In the current context in Romania, with extremely few exceptions, national projects aiming to revivify the study of Classical and Oriental languages are almost entirely non-existent. Romanian universities offer only two Departments of Classical (Graeco-Latin) Philology, at the Universities of Bucharest and Iași – to say nothing of Syriac, a field only on offer as an optional extra at several universities in the country. As for a fundamental course on Egyptology as a primary subject of study – a course that follows a previous one on hieroglyphic Egyptian writing and is succeeded by a special and mandatory course on Egyptian Antiquity – such a specialisation has only come about as the result of a recent project, only three years in the running, initiated by the “Hyperion” University of Bucharest. In turn, the study of Hebrew is very poorly represented (by the University of Bucharest), and has too little an echo and impact on future intellectuals.
Therefore, the few young people in Romania wishing to dedicate themselves to the study of these fields of incredible complexity are faced with various obstacles caused primarily by the lack of available funding for the encouragement of specialistic and doctoral studies but also by the lack of interest and demand for such rare academic competences on the labour market. In some cases (Syriac), the issues are compounded by the lack of available undergraduate or Masters study programmes to aid those interested in acquiring in-depth knowledge in their chosen field, not to mention any potential interdisciplinary activities. At least in the case of Classical Philology, the same situation can be found at the international level, where there are very few centres of prestigious academic tradition dedicated to researching these fields and offering competencies linked to a single speciality instead of a global perspective. In the case of Egyptology and Oriental Studies (Hebrew, Syriac), the international situation is yet better, owing both to the impressive quantity of uncovered or soon-to-be discovered archaeological material and to the developed world’s centennial fascination with the civilizations of Ancient Egypt and of the Ancient Near East – states that can also afford the luxury and generosity to invest considerable sums in the training and formation of scholars with a passion for researching these civilizations.
A thorough understanding of historical processes, mentalities and the representations of power that underpinned the development of these civilizations over the course of seven millennia of continuously shifting dynamics is the foundation on which any subsequent contemporary identification of solutions for peaceful cohabitation, collaboration and development in the Eastern Mediterranean.
Despite being unfortunately considered a useless luxury, the formation of specialists is also proving critical to our Romanian society characterised for the past three decades by petty opportunism driven by immediate gains and rampant individualism. The consequences of this intellectual opacity, this lack of engagement and understanding of the Other and of the penury of specialists that could facilitate the opening of society to these profound millennial phenomena are drastic, and visible across the world – sparking wars, armed stand-offs, religious conflicts, xenophobia, underdevelopment, poverty and illiteracy.

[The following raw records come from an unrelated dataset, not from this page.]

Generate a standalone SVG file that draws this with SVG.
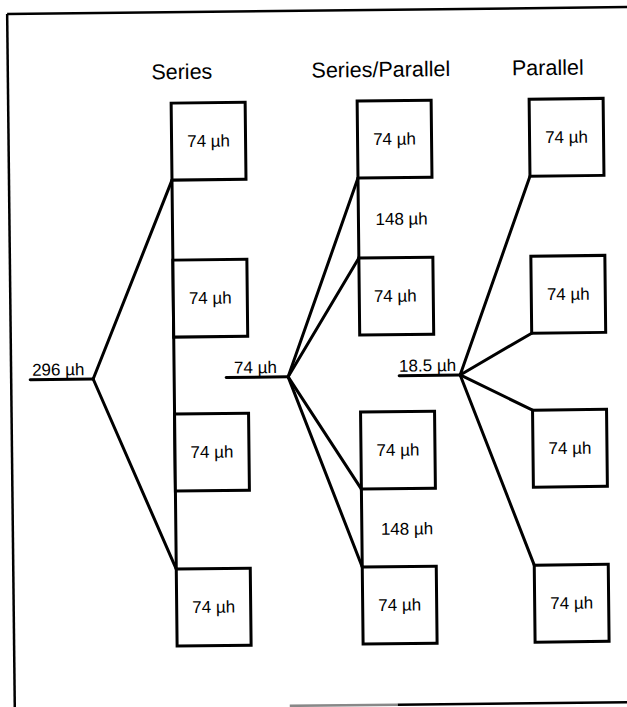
<svg xmlns="http://www.w3.org/2000/svg" width="627" height="707" viewBox="0 0 627 707">
<style>
.box{fill:#fff;stroke:#000;stroke-width:3}
.ln{stroke:#000;stroke-width:3;fill:none;stroke-linecap:round;stroke-linejoin:round}
.fr{stroke:#000;stroke-width:2.5;fill:none}
text{font-family:"Liberation Sans",Arial,Helvetica,sans-serif;fill:#000}
.lbl{font-size:17px;text-anchor:middle}
.jl{font-size:17px}
.ttl{font-size:21.5px;text-anchor:middle}
</style>
<rect width="627" height="707" fill="#fff"/>
<g transform="rotate(-0.63)">
<g id="frame">
<line class="fr" x1="7" y1="14" x2="650" y2="14"/>
<line class="fr" x1="7" y1="14" x2="7" y2="730"/>
<line x1="282" y1="709" x2="390" y2="709" stroke="#888" stroke-width="2.5"/>
<line class="fr" x1="390" y1="709" x2="650" y2="709"/>
</g>
<g id="titles">
<text class="ttl" x="181" y="81">Series</text>
<text class="ttl" x="380" y="81">Series/Parallel</text>
<text class="ttl" x="547" y="81">Parallel</text>
</g>
<g id="connectors">
<line class="ln" x1="26" y1="380" x2="89" y2="380"/>
<line class="ln" x1="89" y1="380" x2="170" y2="182"/>
<line class="ln" x1="89" y1="380" x2="170" y2="571"/>
<line class="ln" x1="170" y1="182" x2="170" y2="571"/>
<line class="ln" x1="222" y1="380" x2="284" y2="380"/>
<line class="ln" x1="284" y1="380" x2="356" y2="182"/>
<line class="ln" x1="284" y1="380" x2="356" y2="262"/>
<line class="ln" x1="284" y1="380" x2="356" y2="493"/>
<line class="ln" x1="284" y1="380" x2="356" y2="571"/>
<line class="ln" x1="356" y1="182" x2="356" y2="262"/>
<line class="ln" x1="356" y1="493" x2="356" y2="571"/>
<line class="ln" x1="395" y1="380" x2="456" y2="380"/>
<line class="ln" x1="456" y1="380" x2="528" y2="182"/>
<line class="ln" x1="456" y1="380" x2="528" y2="339"/>
<line class="ln" x1="456" y1="380" x2="528" y2="416"/>
<line class="ln" x1="456" y1="380" x2="528" y2="571"/>
</g>
<g id="j-series"><text class="jl" x="28" y="376">296 µh</text></g>
<g id="j-sp"><text class="jl" x="230" y="376">74 µh</text></g>
<g id="j-par"><text class="jl" x="395" y="376">18.5 µh</text></g>
<g id="sp-mid1"><text class="jl" x="373" y="229">148 µh</text></g>
<g id="sp-mid2"><text class="jl" x="375" y="539">148 µh</text></g>
<g id="s1"><rect class="box" x="170" y="105" width="74" height="77"/><text class="lbl" x="207" y="149">74 µh</text></g>
<g id="s2"><rect class="box" x="170" y="262" width="74" height="77"/><text class="lbl" x="207" y="306">74 µh</text></g>
<g id="s3"><rect class="box" x="170" y="416" width="74" height="77"/><text class="lbl" x="207" y="460">74 µh</text></g>
<g id="s4"><rect class="box" x="170" y="571" width="74" height="77"/><text class="lbl" x="207" y="615">74 µh</text></g>
<g id="sp1"><rect class="box" x="356" y="105" width="74" height="77"/><text class="lbl" x="393" y="149">74 µh</text></g>
<g id="sp2"><rect class="box" x="356" y="262" width="74" height="77"/><text class="lbl" x="392" y="306">74 µh</text></g>
<g id="sp3"><rect class="box" x="356" y="416" width="74" height="77"/><text class="lbl" x="393" y="460">74 µh</text></g>
<g id="sp4"><rect class="box" x="356" y="571" width="74" height="77"/><text class="lbl" x="393" y="615">74 µh</text></g>
<g id="p1"><rect class="box" x="528" y="105" width="74" height="77"/><text class="lbl" x="565" y="149">74 µh</text></g>
<g id="p2"><rect class="box" x="528" y="262" width="74" height="77"/><text class="lbl" x="565" y="306">74 µh</text></g>
<g id="p3"><rect class="box" x="528" y="416" width="74" height="77"/><text class="lbl" x="565" y="460">74 µh</text></g>
<g id="p4"><rect class="box" x="528" y="571" width="74" height="77"/><text class="lbl" x="565" y="615">74 µh</text></g>
</g>
</svg>
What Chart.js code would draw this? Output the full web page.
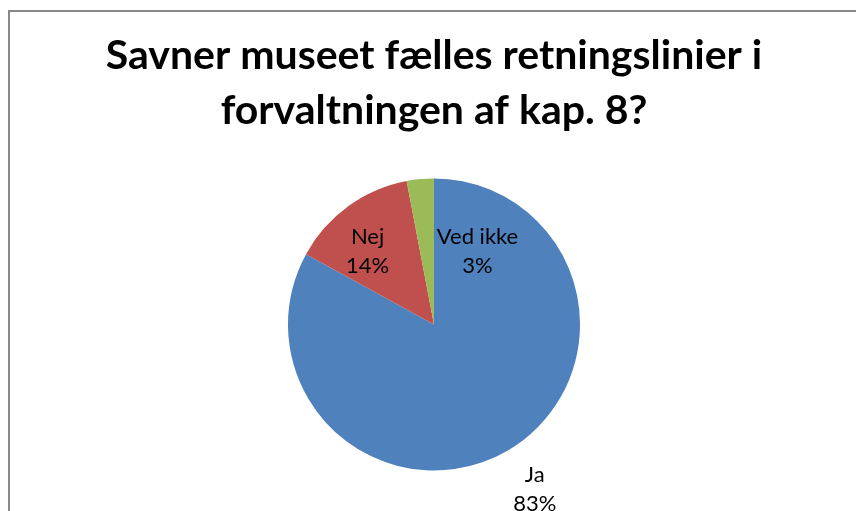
<!DOCTYPE html>
<html>
<head>
<meta charset="utf-8">
<script src="https://cdn.jsdelivr.net/npm/chart.js@4/dist/chart.umd.min.js"></script>
<style>
  html, body { margin: 0; padding: 0; background: #fff; overflow: hidden; }
  #frame { position: absolute; left: 8px; top: 10px; width: 900px; height: 560px;
           border-left: 2px solid #888; border-top: 2px solid #888; box-sizing: border-box; }
  #wrap { position: absolute; left: 0; top: 0; width: 856px; height: 511px; }
</style>
</head>
<body>
<div id="frame"></div>
<div id="wrap"><canvas id="c" width="856" height="511"></canvas></div>
<script>
const titleLines = ["Savner museet fælles retningslinier i", "forvaltningen af kap. 8?"];
const categories = ["Ja", "Nej", "Ved ikke"];
const values = [83, 14, 3];
const percentLabels = ["83%", "14%", "3%"];
const colors = ["#4F81BD", "#C0504D", "#9BBB59"];

// label block centres, as fractions of the pie radius from its centre (layout only)
const labelPlacement = [[0.69, 1.13], [-0.455, -0.50], [0.298, -0.50]];

const labelPlugin = {
  id: 'sliceLabels',
  afterDatasetsDraw(chart) {
    const ctx = chart.ctx;
    const meta = chart.getDatasetMeta(0);
    ctx.save();
    ctx.fillStyle = '#000';
    ctx.font = '22px Lato, "Liberation Sans", sans-serif';
    ctx.textAlign = 'center';
    ctx.textBaseline = 'middle';
    const lh = 29.5;
    meta.data.forEach((arc, i) => {
      const p = arc.getProps(['x', 'y', 'outerRadius'], true);
      const cx = p.x + labelPlacement[i][0] * p.outerRadius;
      const cy = p.y + labelPlacement[i][1] * p.outerRadius;
      ctx.fillText(categories[i], cx, cy - lh / 2);
      ctx.fillText(percentLabels[i], cx, cy + lh / 2);
    });
    ctx.restore();
  }
};

new Chart(document.getElementById('c'), {
  type: 'pie',
  data: {
    labels: categories,
    datasets: [{
      data: values,
      backgroundColor: colors,
      borderWidth: 0,
      hoverOffset: 0
    }]
  },
  options: {
    responsive: false,
    animation: false,
    events: [],
    layout: { padding: { left: 12, right: 0, top: 0, bottom: 40.5 } },
    plugins: {
      legend: { display: false },
      tooltip: { enabled: false },
      title: {
        display: true,
        text: titleLines,
        color: '#000',
        font: { family: 'Lato, "Liberation Sans", sans-serif', size: 41, weight: 'bold', lineHeight: 1.341 },
        padding: { top: 28.5, bottom: 40 }
      }
    }
  },
  plugins: [labelPlugin]
});
</script>
</body>
</html>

To paraphrase a Mediaeval author, Bernard of Chartres, the modern European civilization is a mere dwarf resting on the shoulders of the giants of Antiquity. The interaction between these giant ancient cultures – in chronological order, Egyptian, Oriental (Syriac), Greek and later Roman – took place in the Levantine space, the cradle of the world’s three largest monotheistic religions. The nurturing and sustaining lifeblood of European civilization comes from Greek Antiquity, nestled around the Mediterranean basin, where the world’s political and economical systems, alongside philosophy, science and the arts, were all developed and perfected. Conversely, beyond the continuous European fascination with the region, the civilizations of Ancient Egypt and the Near East have long been the cradle of mankind, supplying the roots without which the later European civilization, built on the Graeco-Roman model, could never have existed. The geopolitics of the Levant has served to continuously distil these civilizational systems until the present, in a permanent melting pot of mentalities, cultural and artistic influences and religious and spiritual syncretism, their catalysts either peaceful commercial and cultural connections or military conflict.
In order to reach a global understanding of the multicultural models of the Levantine space, we must refrain from perpetuating existing cliches and prejudice, and focus on a thorough investigation of primary sources, a knowledge of source languages and of modern methodologies by which to approach them.
In this millennial, complex and effervescent cultural, political, religious and economic context, we now launch the Annual Interdisciplinary School of Oriental Studies, Ancient Greek and Egyptology, outlining its mission to aid in the formation of young specialists that can tackle the inestimable cultural heritage distilled in the Levant in an interdisciplinary perspective, through the interplay of different dynamics of millennial civilizations that also underpin the foundations of European culture.
The School’s first edition will focus on the theme of Life and Death in Antiquity.
The Programme of the Annual Interdisciplinary School of Oriental Studies, Ancient Greek and Egyptology consists of introductory lectures given by Romanian and foreign specialists in the field, covering the interdisciplinary landscape necessary for the study of these disciplines: history, literature, archaeology, papyrology, epigraphy, theology, the history of art, numismatics, sigillography etc. Also scheduled are workshops for language practice, the presentation and discussion of students’ research themes, and guided visits to museums.